TO DO> Copy out each line of the listing that has the word "this" in it.

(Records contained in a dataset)

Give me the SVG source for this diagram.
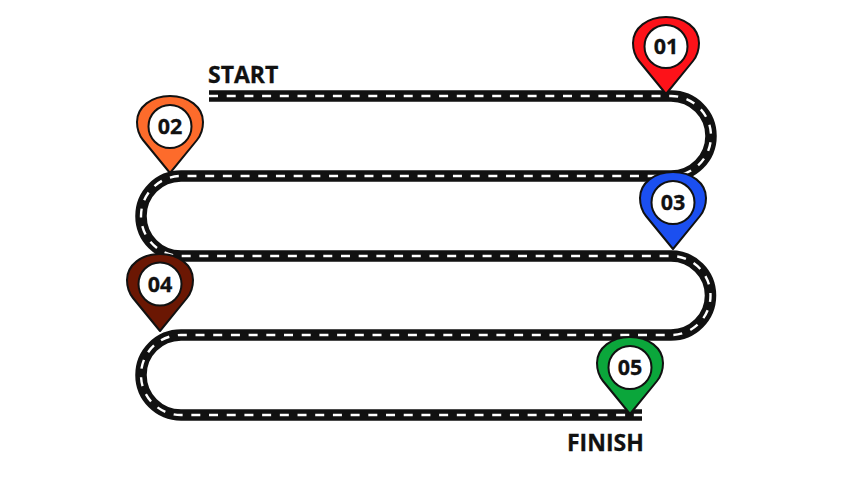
<svg xmlns="http://www.w3.org/2000/svg" width="852" height="480" viewBox="0 0 852 480">
  <style>
    .road { fill: none; stroke-linejoin: round; }
    .bed { stroke: #111; stroke-width: 11.500; }
    .lane { stroke: #fff; stroke-width: 2.400; stroke-dasharray: 9 8.700; }
    .pin { stroke: #111; stroke-width: 2; stroke-linejoin: round; }
    .hole { fill: #fff; stroke: #111; stroke-width: 2; }
    .num { font: 700 21.500px "Open Sans", "Liberation Sans", sans-serif; fill: #111; stroke: #111; stroke-width: 0.300; text-anchor: middle; }
    .cap { font: 700 23px "Open Sans", "Liberation Sans", sans-serif; fill: #111; stroke: #111; stroke-width: 0.300; }
  </style>
  <defs>
    <!-- Map pin with its tip at the origin -->
    <path id="drop" d="M0 0 L-27 -33 C-31 -38 -33 -44 -33 -51 C-33 -66 -18.500 -77 0 -77 C18.500 -77 33 -66 33 -51 C33 -44 31 -38 27 -33 Z"/>
  </defs>
  <g id="connectors">
    <path id="track" class="road bed" d="M209 96 H671 A40 40 0 0 1 671 176 H181 A40 40 0 0 0 181 256 H671 A39.500 39.500 0 0 1 671 335 H181 A40 40 0 0 0 181 415 H642"/>
    <path id="lane-marks" class="road lane" d="M209 96 H671 A40 40 0 0 1 671 176 H181 A40 40 0 0 0 181 256 H671 A39.500 39.500 0 0 1 671 335 H181 A40 40 0 0 0 181 415 H642"/>
  </g>
  <g id="label-start"><text class="cap" x="208" y="83">START</text></g>
  <g id="label-finish"><text class="cap" x="567" y="451">FINISH</text></g>
  <g id="pin-01">
    <use href="#drop" class="pin" x="666" y="94" fill="#fd1219"/>
    <circle class="hole" cx="666" cy="46.500" r="21.500"/>
    <text class="num" x="666" y="54">01</text>
  </g>
  <g id="pin-02">
    <use href="#drop" class="pin" x="170" y="173" fill="#fd6b2b"/>
    <circle class="hole" cx="170" cy="126.500" r="21.500"/>
    <text class="num" x="170" y="134">02</text>
  </g>
  <g id="pin-03">
    <use href="#drop" class="pin" x="673" y="249" fill="#1b4ff0"/>
    <circle class="hole" cx="673" cy="202.500" r="21.500"/>
    <text class="num" x="673" y="210">03</text>
  </g>
  <g id="pin-04">
    <use href="#drop" class="pin" x="160" y="331" fill="#6b1703"/>
    <circle class="hole" cx="160" cy="284" r="21.500"/>
    <text class="num" x="160" y="291.500">04</text>
  </g>
  <g id="pin-05">
    <use href="#drop" class="pin" x="630" y="414" fill="#0ba63b"/>
    <circle class="hole" cx="630" cy="367.500" r="21.500"/>
    <text class="num" x="630" y="375">05</text>
  </g>
</svg>
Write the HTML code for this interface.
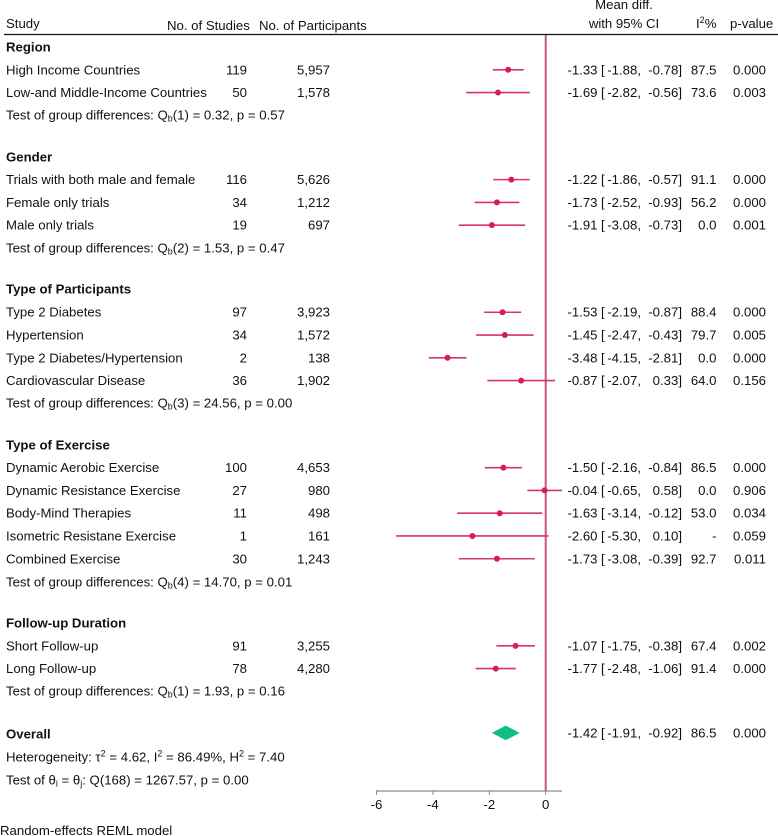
<!DOCTYPE html>
<html lang="en">
<head>
<meta charset="utf-8">
<title>Forest plot</title>
<style>
html,body{margin:0;padding:0;background:#fff;}
svg{display:block;}
text{font-family:"Liberation Sans",Arial,sans-serif;font-size:13.2px;fill:#111;}
.b{font-weight:bold;}
.s{font-size:9px;}
</style>
</head>
<body>
<svg id="chart" width="778" height="836" viewBox="0 0 778 836" xmlns="http://www.w3.org/2000/svg">
  <g>
    <text x="6" y="28">Study</text>
    <text x="167" y="30">No. of Studies</text>
    <text x="259" y="30">No. of Participants</text>
    <text x="624" y="9" text-anchor="middle">Mean diff.</text>
    <text x="624" y="28" text-anchor="middle">with 95% CI</text>
    <text x="696" y="28">I<tspan class="s" dy="-5">2</tspan><tspan dy="5">%</tspan></text>
    <text x="730" y="28">p-value</text>
    <line x1="4" x2="778" y1="34.5" y2="34.5" stroke="#111" stroke-width="1.2"/>
  </g>
  <g>
    <text class="b" x="6" y="51.5">Region</text>
    <text class="b" x="6" y="161.5">Gender</text>
    <text class="b" x="6" y="293.5">Type of Participants</text>
    <text class="b" x="6" y="449.5">Type of Exercise</text>
    <text class="b" x="6" y="627.5">Follow-up Duration</text>
    <text class="b" x="6" y="738.5">Overall</text>
  </g>
  <g>
    <text x="6" y="119.5">Test of group differences: Q<tspan class="s" dy="2">b</tspan><tspan dy="-2">(1) = 0.32, p = 0.57</tspan></text>
    <text x="6" y="252.5">Test of group differences: Q<tspan class="s" dy="2">b</tspan><tspan dy="-2">(2) = 1.53, p = 0.47</tspan></text>
    <text x="6" y="407.5">Test of group differences: Q<tspan class="s" dy="2">b</tspan><tspan dy="-2">(3) = 24.56, p = 0.00</tspan></text>
    <text x="6" y="586.5">Test of group differences: Q<tspan class="s" dy="2">b</tspan><tspan dy="-2">(4) = 14.70, p = 0.01</tspan></text>
    <text x="6" y="695.5">Test of group differences: Q<tspan class="s" dy="2">b</tspan><tspan dy="-2">(1) = 1.93, p = 0.16</tspan></text>
    <text x="6" y="761.5">Heterogeneity: τ<tspan class="s" dy="-5">2</tspan><tspan dy="5"> = 4.62, I</tspan><tspan class="s" dy="-5">2</tspan><tspan dy="5"> = 86.49%, H</tspan><tspan class="s" dy="-5">2</tspan><tspan dy="5"> = 7.40</tspan></text>
    <text x="6" y="784.5">Test of θ<tspan class="s" dy="2">i</tspan><tspan dy="-2"> = θ</tspan><tspan class="s" dy="2">j</tspan><tspan dy="-2">: Q(168) = 1267.57, p = 0.00</tspan></text>
    <text x="0" y="835">Random-effects REML model</text>
  </g>
  <g id="rows"></g>
  <g id="axis"></g>
  <g id="marks"></g>
</svg>
<script>
const sectionSizes = [2, 3, 4, 5, 2];
const categories = [
  "High Income Countries", "Low-and Middle-Income Countries",
  "Trials with both male and female", "Female only trials", "Male only trials",
  "Type 2 Diabetes", "Hypertension", "Type 2 Diabetes/Hypertension", "Cardiovascular Disease",
  "Dynamic Aerobic Exercise", "Dynamic Resistance Exercise", "Body-Mind Therapies", "Isometric Resistane Exercise", "Combined Exercise",
  "Short Follow-up", "Long Follow-up"
];
const studies = [119, 50, 116, 34, 19, 97, 34, 2, 36, 100, 27, 11, 1, 30, 91, 78];
const participants = ["5,957", "1,578", "5,626", "1,212", "697", "3,923", "1,572", "138", "1,902", "4,653", "980", "498", "161", "1,243", "3,255", "4,280"];
const meanDiff = [-1.33, -1.69, -1.22, -1.73, -1.91, -1.53, -1.45, -3.48, -0.87, -1.50, -0.04, -1.63, -2.60, -1.73, -1.07, -1.77];
const ciLower = [-1.88, -2.82, -1.86, -2.52, -3.08, -2.19, -2.47, -4.15, -2.07, -2.16, -0.65, -3.14, -5.30, -3.08, -1.75, -2.48];
const ciUpper = [-0.78, -0.56, -0.57, -0.93, -0.73, -0.87, -0.43, -2.81, 0.33, -0.84, 0.58, -0.12, 0.10, -0.39, -0.38, -1.06];
const iSquared = ["87.5", "73.6", "91.1", "56.2", "0.0", "88.4", "79.7", "0.0", "64.0", "86.5", "0.0", "53.0", "-", "92.7", "67.4", "91.4"];
const pValues = ["0.000", "0.003", "0.000", "0.000", "0.001", "0.000", "0.005", "0.000", "0.156", "0.000", "0.906", "0.034", "0.059", "0.011", "0.002", "0.000"];
const overallMean = -1.42;
const overallLower = -1.91;
const overallUpper = -0.92;
const overallI2 = "86.5";
const overallP = "0.000";
const xTicks = [-6, -4, -2, 0];

const NS = "http://www.w3.org/2000/svg";
const ROW_STEP = 22.78, SECTION_GAP = 41.5, FIRST_TITLE = 47;
const AXIS_Y = 791, TOP_Y = 35;
const LINE_PINK = "#d6336f", MARK_PINK = "#d81b60", REF_LINE = "#c4547d";

function xScale(v) { return 545.7 + v * 28.2; }

function make(tag, attrs, parent) {
  const el = document.createElementNS(NS, tag);
  for (const k in attrs) el.setAttribute(k, attrs[k]);
  parent.appendChild(el);
  return el;
}

function sectionTop(s) {
  let y = FIRST_TITLE;
  for (let i = 0; i < s; i++) y += (sectionSizes[i] + 1) * ROW_STEP + SECTION_GAP;
  return y;
}

function rowCentre(index) {
  let seen = 0;
  for (let s = 0; s < sectionSizes.length; s++) {
    if (index < seen + sectionSizes[s]) return sectionTop(s) + (index - seen + 1) * ROW_STEP;
    seen += sectionSizes[s];
  }
  return sectionTop(sectionSizes.length);
}

function addCell(parent, name, str, x, y, anchor) {
  const t = make("text", { x: x, y: y + 4.5, "text-anchor": anchor }, parent);
  t.textContent = str;
  
  
  return t;
}

function addStats(parent, mean, lo, hi, i2, p, y) {
  addCell(parent, "mean-difference", mean.toFixed(2), 597.5, y, "end");
  addCell(parent, "ci-open-bracket", "[", 601, y, "start");
  addCell(parent, "ci-lower", lo.toFixed(2) + ",", 641, y, "end");
  addCell(parent, "ci-upper", hi.toFixed(2) + "]", 682, y, "end");
  addCell(parent, "i-squared", i2, 716.5, y, "end");
  addCell(parent, "p-value", p, 766, y, "end");
}

const rowsLayer = document.getElementById("rows");
const marksLayer = document.getElementById("marks");
const axisLayer = document.getElementById("axis");

const refLine = make("line", { x1: xScale(0), x2: xScale(0), y1: TOP_Y, y2: AXIS_Y, stroke: REF_LINE, "stroke-width": 2 }, marksLayer);



categories.forEach(function (label, i) {
  const y = rowCentre(i);
  const row = make("g", {}, rowsLayer);
  
  
  addCell(row, "study-label", label, 6, y, "start");
  addCell(row, "study-count", String(studies[i]), 247, y, "end");
  addCell(row, "participant-count", participants[i], 330, y, "end");
  addStats(row, meanDiff[i], ciLower[i], ciUpper[i], iSquared[i], pValues[i], y);

  const ci = make("line", { x1: xScale(ciLower[i]), x2: xScale(ciUpper[i]), y1: y, y2: y, stroke: LINE_PINK, "stroke-width": 1.6 }, marksLayer);
  
  

  const dot = make("circle", { cx: xScale(meanDiff[i]), cy: y, r: 3, fill: MARK_PINK }, marksLayer);
  
  
});

const overallY = sectionTop(sectionSizes.length);
const overallRow = make("g", {}, rowsLayer);


addStats(overallRow, overallMean, overallLower, overallUpper, overallI2, overallP, overallY);

const diamond = make("polygon", {
  points: [
    [xScale(overallLower), overallY],
    [xScale(overallMean), overallY - 7.3],
    [xScale(overallUpper), overallY],
    [xScale(overallMean), overallY + 7.3]
  ].map(function (p) { return p.join(","); }).join(" "),
  fill: "#0fbf82"
}, marksLayer);



const axisLine = make("line", { x1: xScale(-6) - 0.5, x2: 562, y1: AXIS_Y, y2: AXIS_Y, stroke: "#8a8a8a", "stroke-width": 1.3 }, axisLayer);



xTicks.forEach(function (v) {
  const tick = make("line", { x1: xScale(v), x2: xScale(v), y1: AXIS_Y, y2: AXIS_Y + 4, stroke: "#8a8a8a", "stroke-width": 1 }, axisLayer);
  
  
  const lab = make("text", { x: xScale(v), y: 809, "text-anchor": "middle" }, axisLayer);
  lab.textContent = String(v);
  
  
});
</script>
</body>
</html>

SOLUTION TO THE PROBLEM>
Give me the SVG source for this diagram.
Write the HTML code for this interface.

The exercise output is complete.